Choosing the right type isn’t just about picking the strongest one available. A mortar that’s too strong for the masonry unit it’s bonding to can actually cause damage. The mortar should always be weaker than the brick or block so that if something shifts or cracks, the mortar fails first. Repointing a crumbling mortar joint is a routine, inexpensive repair. Replacing cracked bricks is not.
How Mortar Differs From Concrete and Grout
Mortar, concrete, and grout are all cement-based, but they serve different purposes and have different physical properties. Concrete uses larger aggregate (gravel or crushed stone) along with sand, cement, and water. Its compressive strength typically starts around 4,000 psi and can reach 8,000 psi for specialty applications, far exceeding even the strongest mortar. Concrete is used in thick structural elements like foundations, slabs, and columns, while mortar is applied in thin layers between masonry units.
Three characteristics set mortar apart from concrete. First, mortar is designed to retain water so it doesn’t dry out too quickly when spread against absorbent bricks or blocks.
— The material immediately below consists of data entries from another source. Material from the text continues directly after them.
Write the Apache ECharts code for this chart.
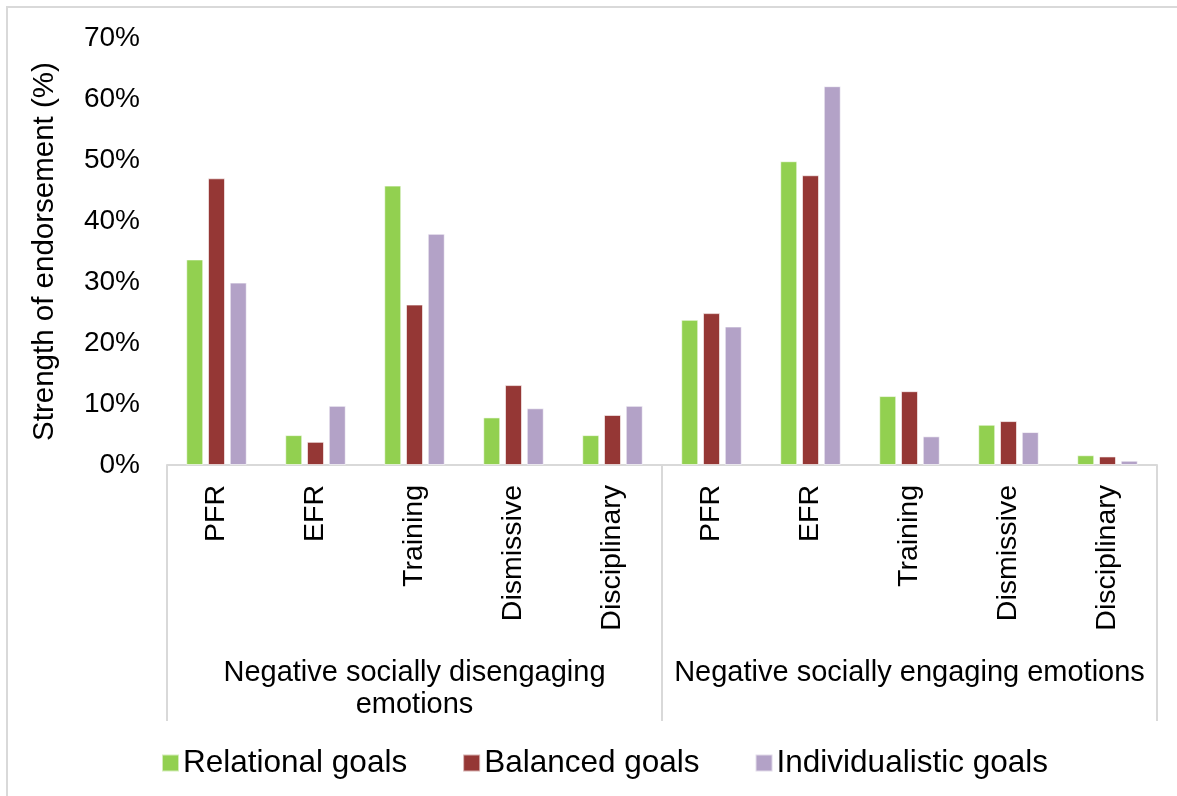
<!DOCTYPE html>
<html>
<head>
<meta charset="utf-8">
<script src="https://cdn.jsdelivr.net/npm/echarts@6/dist/echarts.min.js"></script>
<style>
html,body{margin:0;padding:0;background:#fff;}
#chart{width:1177px;height:796px;}
</style>
</head>
<body>
<div id="chart"></div>
<script>
const categories = ['PFR','EFR','Training','Dismissive','Disciplinary','PFR','EFR','Training','Dismissive','Disciplinary'];
const groups = ['Negative socially disengaging\nemotions', 'Negative socially engaging emotions'];
const relational = [33.7, 4.9, 45.8, 7.8, 4.9, 23.8, 49.8, 11.3, 6.6, 1.6];
const balanced = [47.0, 3.8, 26.3, 13.1, 8.2, 24.9, 47.5, 12.1, 7.2, 1.4];
const individualistic = [29.9, 9.7, 37.9, 9.3, 9.7, 22.7, 62.1, 4.7, 5.4, 0.7];
const seriesNames = ['Relational goals', 'Balanced goals', 'Individualistic goals'];
const yTicks = {min: 0, max: 70, interval: 10};

const FONT = '"Liberation Sans", Arial, sans-serif';
const colors = ['#92d050', '#953735', '#b3a2c7'];
const chart = echarts.init(document.getElementById('chart'), null, {renderer: 'canvas'});

function bar(name, data, color) {
  return {
    name: name, type: 'bar', data: data, xAxisIndex: 0,
    barWidth: 17, barGap: '28%',
    itemStyle: {color: color, borderColor: 'rgba(255,255,255,0.6)', borderWidth: 1},
    emphasis: {disabled: true}
  };
}

chart.setOption({
  animation: false,
  backgroundColor: '#fff',
  graphic: [{
    type: 'rect', shape: {x: 7, y: 7, width: 1200, height: 820},
    style: {fill: 'none', stroke: '#d9d9d9', lineWidth: 2}, silent: true, z: -1
  }],
  grid: {left: 167, right: 20, top: 38, bottom: 331, containLabel: false},
  legend: {
    data: seriesNames, left: 156, top: 742,
    itemWidth: 17, itemHeight: 17, itemGap: 55,
    icon: 'rect',
    textStyle: {fontFamily: FONT, fontSize: 31.5, color: '#000', padding: [0, 0, 0, -1]}
  },
  xAxis: [{
    type: 'category', data: categories, position: 'bottom',
    axisLine: {show: true, lineStyle: {color: '#d9d9d9', width: 2}},
    axisTick: {show: false},
    axisLabel: {rotate: 90, margin: 20, fontFamily: FONT, fontSize: 28.5, color: '#000', interval: 0}
  }, {
    type: 'category', data: groups, position: 'bottom',
    axisLine: {show: false},
    axisTick: {show: true, length: 256, lineStyle: {color: '#d9d9d9', width: 2}},
    axisLabel: {margin: 192, fontFamily: FONT, fontSize: 29, color: '#000', lineHeight: 32, interval: 0, align: 'center'}
  }],
  yAxis: {
    type: 'value', min: yTicks.min, max: yTicks.max, interval: yTicks.interval,
    name: 'Strength of endorsement (%)', nameLocation: 'middle', nameGap: 107,
    nameTextStyle: {fontFamily: FONT, fontSize: 29.5, color: '#000'},
    axisLine: {show: false}, axisTick: {show: false}, splitLine: {show: false},
    axisLabel: {formatter: '{value}%', margin: 27, fontFamily: FONT, fontSize: 28, color: '#000'}
  },
  series: [
    bar(seriesNames[0], relational, colors[0]),
    bar(seriesNames[1], balanced, colors[1]),
    bar(seriesNames[2], individualistic, colors[2])
  ]
});
</script>
</body>
</html>
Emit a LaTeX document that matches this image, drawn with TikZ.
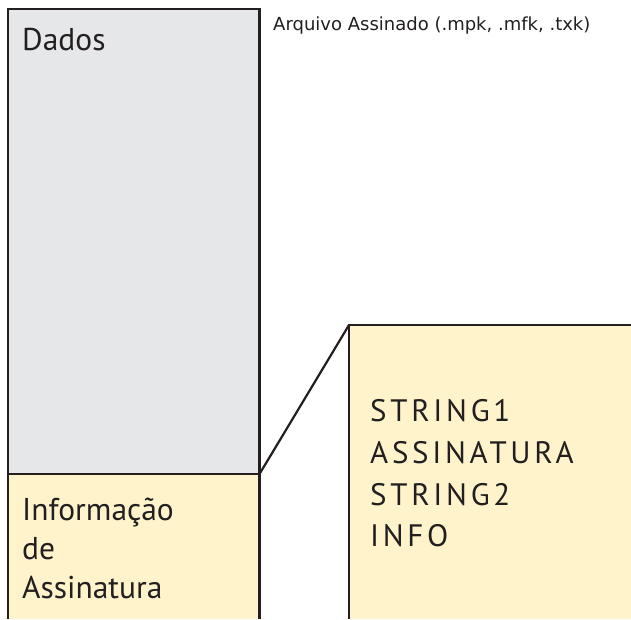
\documentclass[tikz,border=0pt]{standalone}
\usepackage{fontspec}
\setmainfont{PT Sans}
\newfontfamily\titlefont{DejaVu Sans}
\newfontfamily\spacedfont[LetterSpace=12]{PT Sans}
\definecolor{grayfill}{HTML}{E6E7E8}
\definecolor{yellowfill}{HTML}{FEF3CB}
\definecolor{ink}{HTML}{231F20}
\tikzset{
  outline/.style={draw=ink, line width=2.2pt},
  bigtext/.style={inner sep=0pt, anchor=base west, text=ink, font=\fontsize{31.5}{31.5}\selectfont},
  spacedtext/.style={inner sep=0pt, anchor=base west, text=ink, font=\spacedfont\fontsize{31}{31}\selectfont},
  titletext/.style={inner sep=0pt, anchor=base west, text=ink, font=\titlefont\fontsize{18}{18}\selectfont}
}
\begin{document}
\begin{tikzpicture}[x=1pt,y=-1pt]
\useasboundingbox (0,0) rectangle (631,619);
% Dados block
\fill[grayfill] (8,9) rectangle (259.5,474);
\fill[yellowfill] (8,474) rectangle (259.5,619);
\draw[outline] (8,619) -- (8,9) -- (259.5,9) -- (259.5,619);
\draw[outline] (8,474) -- (259.5,474);
\coordinate (joint) at (259.5,474);
% detail block
\fill[yellowfill] (349,325) rectangle (631,619);
\draw[outline] (349,619) -- (349,325) -- (631,325);
\coordinate (detailcorner) at (349,325);
\draw[outline] (joint) -- (detailcorner);
% texts
\node[titletext] (title) at (273,30.5) {Arquivo Assinado (.mpk, .mfk, .txk)};
\node[bigtext] (dados) at (22,50) {Dados};
\node[bigtext] (info1) at (22,520) {Informação};
\node[bigtext] (info2) at (22,559) {de};
\node[bigtext] (info3) at (22,598) {Assinatura};
\node[spacedtext] (s1) at (370,421.7) {STRING1};
\node[spacedtext] (s2) at (370,463) {ASSINATURA};
\node[spacedtext] (s3) at (370,505) {STRING2};
\node[spacedtext] (s4) at (370,546.7) {INFO};
\end{tikzpicture}
\end{document}
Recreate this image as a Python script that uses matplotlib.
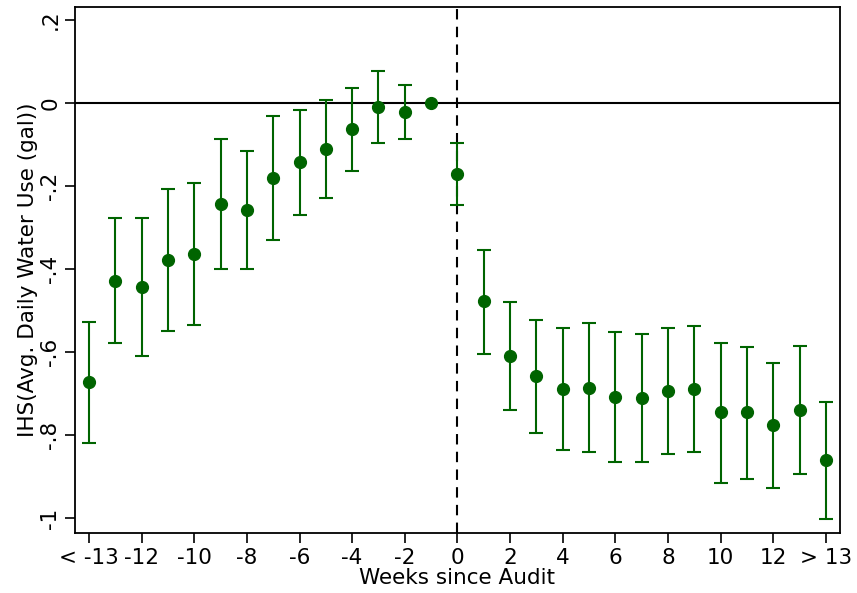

Second, mortar has a higher air content, which improves its flexibility and freeze-thaw resistance in thin joints. Third, mortar uses only fine sand as its aggregate, so it can fill the narrow gaps between masonry units where concrete’s coarse gravel simply wouldn’t fit.
Grout is thinner and more fluid than either mortar or concrete. It’s poured into the hollow cores of concrete block walls or into the gaps between tiles. Its high water content lets it flow into tight spaces and fill them completely, which mortar’s stiffer consistency can’t do.
Specialty Mortars
Beyond standard masonry mortars, a few specialized types exist for specific conditions. Epoxy mortar is made from a resin, a hardener, and silica sand instead of portland cement. It delivers higher compressive strength and resists chemical damage, making it the standard choice for commercial kitchens, industrial floors, and any environment exposed to corrosive substances. The downsides: it sets quickly, costs significantly more than cement-based mortar, and produces a strong odor during application. Professional installation is typical.
Refractory mortar is formulated to withstand extreme heat and is used in fireplaces, kilns, and other high-temperature settings where standard mortar would crack and crumble. Thin-set mortar, familiar to anyone who has installed tile, is a cement-based adhesive designed specifically to bond tiles to floors and walls in thin layers.
Why Mix Ratios Matter
Getting the proportions right directly affects how the finished wall performs. More cement in the mix increases compressive strength but reduces workability and can make the mortar brittle. More lime improves the mortar’s ability to retain water, flex slightly without cracking, and bond tightly to masonry surfaces. More sand reduces cost and shrinkage but weakens the overall mix if the binder ratio drops too low.
The water-to-cement ratio is equally critical. Mortar should be mixed for at least five minutes in a mechanical mixer to reach a smooth, workable consistency. It should hold its shape when troweled but spread easily without crumbling. If the mix is too wet, both compressive and bond strength drop. If it’s too dry, it won’t flow into the surface pores of the brick, and the bond will be weak from the start. Experienced masons often judge the right consistency by feel, adding small amounts of water until the mortar slides cleanly off the trowel.